Inga Marte Thorkildsen, who has been an MP since 2001 and was elected deputy leader of the party two weeks ago, now takes over Lysbakken’s former ministry.
As Kristin Halvorsen is no longer party leader she will now take over the entire Ministry of Education, which since 2007 has been split between a Minister of Education and a Minister of Research and Higher Education. This means that Tora Aasland, who has held the second post since 2007, now leaves the cabinet (she will turn 70 later this year and is thus the oldest female cabinet minister ever).
Erik Solheim, who was party leader from 1987 to 1997, was appointed Minister of International Development in 2005 and Minister of Environment and International Development in 2007, was widely expected to return to being only Minister of Environment, but was in the end deprived of both cabinet posts, which he has objected loudly to.

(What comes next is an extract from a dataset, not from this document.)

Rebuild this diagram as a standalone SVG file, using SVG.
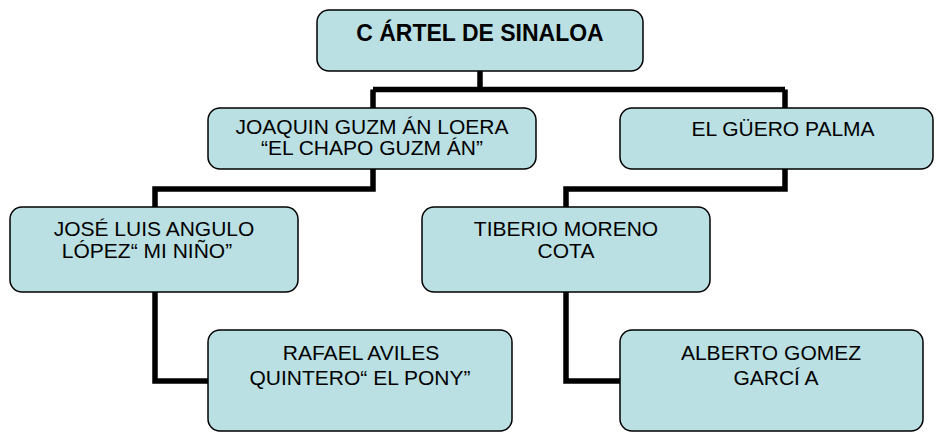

Solheim is succeeded as Minister of Environment by Bård Vegar Solhjell, and as Minister of International Development by Heikki Holmås, who has been an MP since 2005.
The replacement of a former party leader (Solheim) and a former deputy party leader (Aasland) from the 1980s and 1990s with the two current deputy leaders (Solhjell and Thorkildsen) and the man who did second best in the leadership contest (Holmås) is obviously a generational shift, but may also be interpreted as an attempt by a party which struggles in the polls to regain ground ahead of next year’s general election by putting three of its four most talented politicians of the younger generation in the cabinet.
The irony is of course that of the four people who were mentioned as possible party leaders last September, three are now in the cabinet, while the one who actually won the leadership contest was forced to resign from the cabinet just days before his elevation to the leadership.